It is that time of year for us to take a look back and What Cheer the good and What Jeer the bad.
Work commences on the Washington Bridge Linear Park
It has been in the works for years, but finally RIDOT has started work on the Washington Bridge Linear Park.
Through a $22 million contract, RIDOT will rebuild the remaining section of the original Washington Bridge that carries the existing bikeway and a section of the original highway bridge. In the same footprint will be a much wider bikeway and linear park. It will feature a separate bikeway and walking path, scenic overlooks, park benches, flag poles, decorative lighting and landscaped planters. The project also calls for restoration of the historic, multi-arch granite façade of the Washington Bridge and two operator’s houses from which an original drawbridge was controlled.
When opened, the new linear park will be named the George Redman Linear Park, after the East Providence resident who was instrumental in making the East Bay Bike Path a reality 25 years ago. Redman continues to advocate for bike path development across the state.
Wind Turbines at Fields Point
While they were installed in January, the whole City was speculating when the would finally start spinning. Turns out they wouldn’t start up until October. But now they are finally spinning and adding some environmental goodness to the Providence skyline. Hope we’ll some more.

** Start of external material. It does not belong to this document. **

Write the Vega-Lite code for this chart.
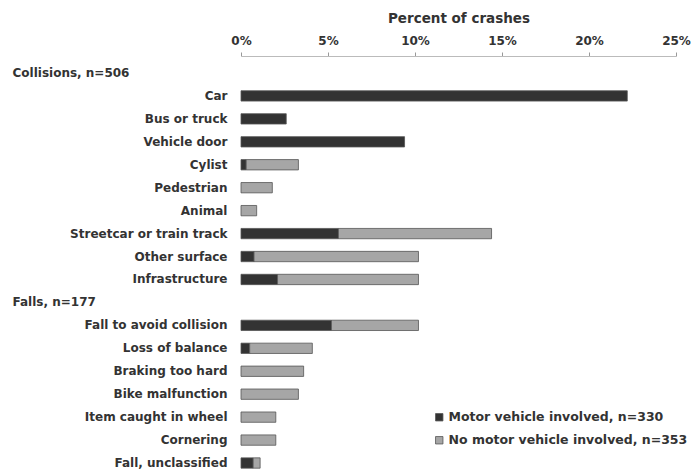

Overnight parking expansion
While it has been studied endlessly for years (even as the rest of the world seemed to be able to embrace it and not devolve into chaos), in April, overnight parking has finally started spreading throughout the City.
Providence Bicycle and Pedestrian Advisory Commission
OK, so I’m a member of this Commission, but that doesn’t mean I can’t cheer its creation. It is early days in our work, but it is important that such a body exists within the City. Never before have pedestrians and cyclists had such direct advocacy straight into the Mayor’s office.
Greater Kennedy Plaza / Downtown Providence Parks Conservancy
This may seem like I’m patting myself on the back here again as I am a member of the Board of the Downtown Providence Parks Conservancy, but that entails attending meetings and suggesting things and attending events; there is a tireless staff that actually gets the work done.
From storytime in the park, to weekly beer gardens, a large NEA grant that brought public art to the Greater Kennedy Plaza area, food trucks, and the massive FirstWorks Festival, and more, the Plaza has been transformed this year. The momentum to transform what is the heart of the city will continue through 2013 and beyond.
State Complete Streets Legislation
In June, the Assembly passed Complete Streets legislation.
The legislation requires that whenever the state is building or modifying a road, the work must facilitate safe travel by all users, current and projected, particularly pedestrians and bicyclists of all ages and mobility capabilities. Features of complete street design may include sidewalks, paved shoulders suitable for use by bicyclists, lane striping, bicycle lanes, “share the road” signage, “road diets” narrower lanes to discourage speeding and leave room for pedestrians and bicyclists), roundabouts, crosswalks, pedestrian control signalization, bus pull-outs, curb cuts, raised crosswalks and ramps and traffic-calming measures.
Unfortunately there is some wormy language which weakens the legislation a bit:
The legislation allows common-sense exceptions, such as on interstate highways, where pedestrians and bicyclists are prohibited, and on projects where the space is too limited or costs would be disproportionate to the use such features would likely get.
…so it behooves us all to keep an eye on RIDOT projects to ensure they comply when they should and not try to beg away the commitment.
Assembly Members Gone Wild
When in March State Senate Majority Leader Dominick Ruggerio was pulled over for suspicion of drunk driving and refused to take a breathalyzer test, he made it out to be everybody’s fault but his own.
Then there was Senator Ciccone who “after verbally assailing Barrington police officers” in relation to his pal Ruggerio’s arrest, was called “courageous” by Ruggerio when he decided to step down from one committee post as an act of contrition.
The whole affair was sad, embarrassing, and pathetic.
I mean really, there’s not much else left to say on this, but it is certainly one of the biggest jeers of the year.
If there’s any silver lining, at least the implosion of 38 Studios allowed some staffers time to create Fart Cat.
Privatizing public streets for short term gain
As Providence struggled with its economic crisis this year, part of the Mayor’s plan to right the budget was to get further concessions from the non-profits in the form of payments in lieu of taxes (aka PILOT).
One of the first institutions to agree was Brown with the provision that the City would abandon three East Side streets and turn them over to the University. RISD followed up with their own agreement which would also see them receive “semi-exclusive” access to City owned on-street parking spaces. And after insisting they did not want anything from the City and would therefore not make a deal to increase their payments, last month Providence College jumped on the bandwagon agreeing to further payments in exchange for the City abandoning several streets around their campus.
There you have it, some of the highlights and lowlights of 2012. What are your What Cheers and What Jeers and what are you hoping for in 2013?